— Material for this task —
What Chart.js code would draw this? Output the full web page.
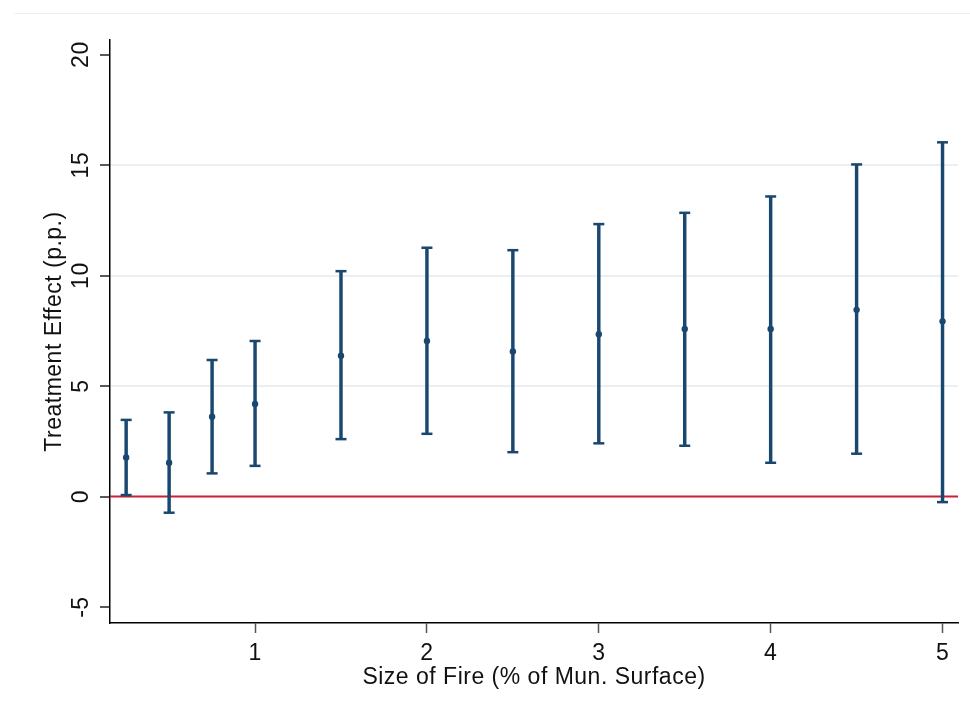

==

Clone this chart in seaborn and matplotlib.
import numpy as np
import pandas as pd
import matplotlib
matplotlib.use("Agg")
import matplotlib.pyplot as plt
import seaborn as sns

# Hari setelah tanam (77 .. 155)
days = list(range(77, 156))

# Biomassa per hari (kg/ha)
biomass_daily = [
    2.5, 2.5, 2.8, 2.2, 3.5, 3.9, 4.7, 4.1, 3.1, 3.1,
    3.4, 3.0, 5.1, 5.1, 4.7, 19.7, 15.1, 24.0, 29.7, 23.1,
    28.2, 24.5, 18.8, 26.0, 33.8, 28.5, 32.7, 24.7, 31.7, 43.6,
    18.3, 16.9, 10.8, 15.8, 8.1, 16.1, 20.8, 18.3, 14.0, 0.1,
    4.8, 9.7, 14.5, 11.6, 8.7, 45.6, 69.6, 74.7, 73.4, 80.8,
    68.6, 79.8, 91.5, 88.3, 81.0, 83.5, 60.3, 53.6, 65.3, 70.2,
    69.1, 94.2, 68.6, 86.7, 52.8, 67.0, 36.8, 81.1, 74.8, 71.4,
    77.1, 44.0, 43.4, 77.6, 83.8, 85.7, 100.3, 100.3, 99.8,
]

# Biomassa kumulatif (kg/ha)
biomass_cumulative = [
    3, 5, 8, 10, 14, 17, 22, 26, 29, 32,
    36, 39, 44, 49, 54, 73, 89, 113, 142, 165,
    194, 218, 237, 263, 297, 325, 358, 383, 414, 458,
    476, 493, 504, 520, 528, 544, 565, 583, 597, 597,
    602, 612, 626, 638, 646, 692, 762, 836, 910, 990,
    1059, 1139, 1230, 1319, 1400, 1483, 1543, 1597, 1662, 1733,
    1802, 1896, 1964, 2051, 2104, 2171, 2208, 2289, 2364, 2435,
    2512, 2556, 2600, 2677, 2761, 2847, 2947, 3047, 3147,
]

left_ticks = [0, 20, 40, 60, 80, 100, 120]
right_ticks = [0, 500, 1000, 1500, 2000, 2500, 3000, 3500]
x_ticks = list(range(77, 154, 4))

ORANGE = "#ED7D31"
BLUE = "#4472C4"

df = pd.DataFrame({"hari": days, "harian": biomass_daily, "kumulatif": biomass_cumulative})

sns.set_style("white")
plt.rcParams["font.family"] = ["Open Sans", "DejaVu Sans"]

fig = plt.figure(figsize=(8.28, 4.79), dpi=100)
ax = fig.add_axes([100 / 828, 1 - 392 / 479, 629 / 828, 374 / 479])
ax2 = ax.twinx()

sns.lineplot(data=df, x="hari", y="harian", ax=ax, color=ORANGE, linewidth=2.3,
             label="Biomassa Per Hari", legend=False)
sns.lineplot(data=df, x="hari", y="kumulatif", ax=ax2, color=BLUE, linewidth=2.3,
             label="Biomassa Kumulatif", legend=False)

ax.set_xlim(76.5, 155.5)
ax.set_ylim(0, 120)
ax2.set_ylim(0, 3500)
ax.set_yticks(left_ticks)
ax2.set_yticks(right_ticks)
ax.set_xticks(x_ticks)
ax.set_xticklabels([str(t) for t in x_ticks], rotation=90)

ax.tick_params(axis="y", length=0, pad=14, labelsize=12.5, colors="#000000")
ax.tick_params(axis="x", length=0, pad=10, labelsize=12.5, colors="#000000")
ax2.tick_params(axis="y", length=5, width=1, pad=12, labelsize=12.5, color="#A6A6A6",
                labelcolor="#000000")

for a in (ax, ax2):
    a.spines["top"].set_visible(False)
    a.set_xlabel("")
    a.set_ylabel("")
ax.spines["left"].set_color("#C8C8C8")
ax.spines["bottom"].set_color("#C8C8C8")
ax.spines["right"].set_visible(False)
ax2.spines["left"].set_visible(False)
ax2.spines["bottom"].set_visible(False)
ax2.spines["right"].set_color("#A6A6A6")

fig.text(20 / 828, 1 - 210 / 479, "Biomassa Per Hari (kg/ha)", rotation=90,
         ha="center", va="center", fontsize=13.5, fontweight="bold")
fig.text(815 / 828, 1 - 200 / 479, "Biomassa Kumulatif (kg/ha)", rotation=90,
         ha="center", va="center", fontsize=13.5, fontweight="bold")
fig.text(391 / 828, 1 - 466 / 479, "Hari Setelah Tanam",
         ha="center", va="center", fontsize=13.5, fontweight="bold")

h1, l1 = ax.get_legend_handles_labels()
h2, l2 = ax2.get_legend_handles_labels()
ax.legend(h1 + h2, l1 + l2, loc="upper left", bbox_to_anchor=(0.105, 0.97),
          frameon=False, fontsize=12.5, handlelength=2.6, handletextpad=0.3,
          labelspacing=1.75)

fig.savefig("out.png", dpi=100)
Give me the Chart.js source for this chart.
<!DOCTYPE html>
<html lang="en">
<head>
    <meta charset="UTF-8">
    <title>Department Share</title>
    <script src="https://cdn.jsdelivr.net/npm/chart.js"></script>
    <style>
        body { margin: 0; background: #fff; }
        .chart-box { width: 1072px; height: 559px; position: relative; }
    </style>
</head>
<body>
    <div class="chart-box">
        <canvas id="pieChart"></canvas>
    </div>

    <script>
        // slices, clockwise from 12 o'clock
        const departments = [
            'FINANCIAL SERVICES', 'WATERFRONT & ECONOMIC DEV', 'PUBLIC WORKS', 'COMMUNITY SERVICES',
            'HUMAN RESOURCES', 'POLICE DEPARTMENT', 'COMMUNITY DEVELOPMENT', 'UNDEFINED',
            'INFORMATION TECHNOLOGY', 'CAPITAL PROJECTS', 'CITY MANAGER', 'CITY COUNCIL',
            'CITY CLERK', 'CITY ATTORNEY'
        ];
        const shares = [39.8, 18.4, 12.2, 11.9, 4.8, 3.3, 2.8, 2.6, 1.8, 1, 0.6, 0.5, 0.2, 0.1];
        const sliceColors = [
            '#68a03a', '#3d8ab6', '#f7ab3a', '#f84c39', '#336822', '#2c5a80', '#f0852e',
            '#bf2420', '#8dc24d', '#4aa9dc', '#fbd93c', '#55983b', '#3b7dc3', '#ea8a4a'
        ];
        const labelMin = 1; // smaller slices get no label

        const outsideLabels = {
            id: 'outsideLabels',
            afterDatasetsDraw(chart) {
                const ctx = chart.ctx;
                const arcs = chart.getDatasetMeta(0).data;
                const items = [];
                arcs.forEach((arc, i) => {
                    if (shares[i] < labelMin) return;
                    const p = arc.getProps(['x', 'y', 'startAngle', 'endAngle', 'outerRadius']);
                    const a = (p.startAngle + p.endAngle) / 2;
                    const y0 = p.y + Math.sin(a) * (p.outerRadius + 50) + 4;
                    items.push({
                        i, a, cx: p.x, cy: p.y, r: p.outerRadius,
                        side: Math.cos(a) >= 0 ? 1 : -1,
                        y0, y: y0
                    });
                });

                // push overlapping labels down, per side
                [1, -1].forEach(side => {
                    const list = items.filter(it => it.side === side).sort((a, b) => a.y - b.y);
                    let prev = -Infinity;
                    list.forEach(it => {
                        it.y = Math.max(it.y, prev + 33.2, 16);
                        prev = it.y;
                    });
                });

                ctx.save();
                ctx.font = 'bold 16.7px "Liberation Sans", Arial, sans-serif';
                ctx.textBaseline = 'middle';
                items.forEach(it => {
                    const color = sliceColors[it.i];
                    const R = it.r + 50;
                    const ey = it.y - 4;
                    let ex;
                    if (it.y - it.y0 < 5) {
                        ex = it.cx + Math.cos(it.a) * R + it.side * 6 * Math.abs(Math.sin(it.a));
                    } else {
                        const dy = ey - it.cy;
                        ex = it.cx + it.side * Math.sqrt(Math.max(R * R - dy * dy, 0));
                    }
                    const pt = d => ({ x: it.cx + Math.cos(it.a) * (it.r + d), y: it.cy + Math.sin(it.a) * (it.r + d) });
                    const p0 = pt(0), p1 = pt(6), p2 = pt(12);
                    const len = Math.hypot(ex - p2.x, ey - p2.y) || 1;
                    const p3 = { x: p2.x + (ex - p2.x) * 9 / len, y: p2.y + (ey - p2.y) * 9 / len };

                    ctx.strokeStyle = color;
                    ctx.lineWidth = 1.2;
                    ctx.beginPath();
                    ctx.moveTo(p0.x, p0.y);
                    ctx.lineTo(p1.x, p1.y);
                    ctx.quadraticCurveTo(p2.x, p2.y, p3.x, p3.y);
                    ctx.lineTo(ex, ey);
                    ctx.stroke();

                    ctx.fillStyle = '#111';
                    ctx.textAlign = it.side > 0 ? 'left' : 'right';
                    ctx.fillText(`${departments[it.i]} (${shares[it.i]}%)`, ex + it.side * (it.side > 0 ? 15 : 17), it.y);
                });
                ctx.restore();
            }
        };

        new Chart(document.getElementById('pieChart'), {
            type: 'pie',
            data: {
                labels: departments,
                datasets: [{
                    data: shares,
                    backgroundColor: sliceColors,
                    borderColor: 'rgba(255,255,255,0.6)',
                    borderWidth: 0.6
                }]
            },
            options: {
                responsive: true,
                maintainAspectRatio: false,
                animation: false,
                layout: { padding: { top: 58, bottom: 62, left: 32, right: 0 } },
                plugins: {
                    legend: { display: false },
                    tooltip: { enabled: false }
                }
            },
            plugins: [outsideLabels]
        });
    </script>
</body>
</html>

— Task brief —
Find the lines containing "seaborn" and pull them out.

— Exercise output —
Clone this chart in seaborn and matplotlib.
import seaborn as sns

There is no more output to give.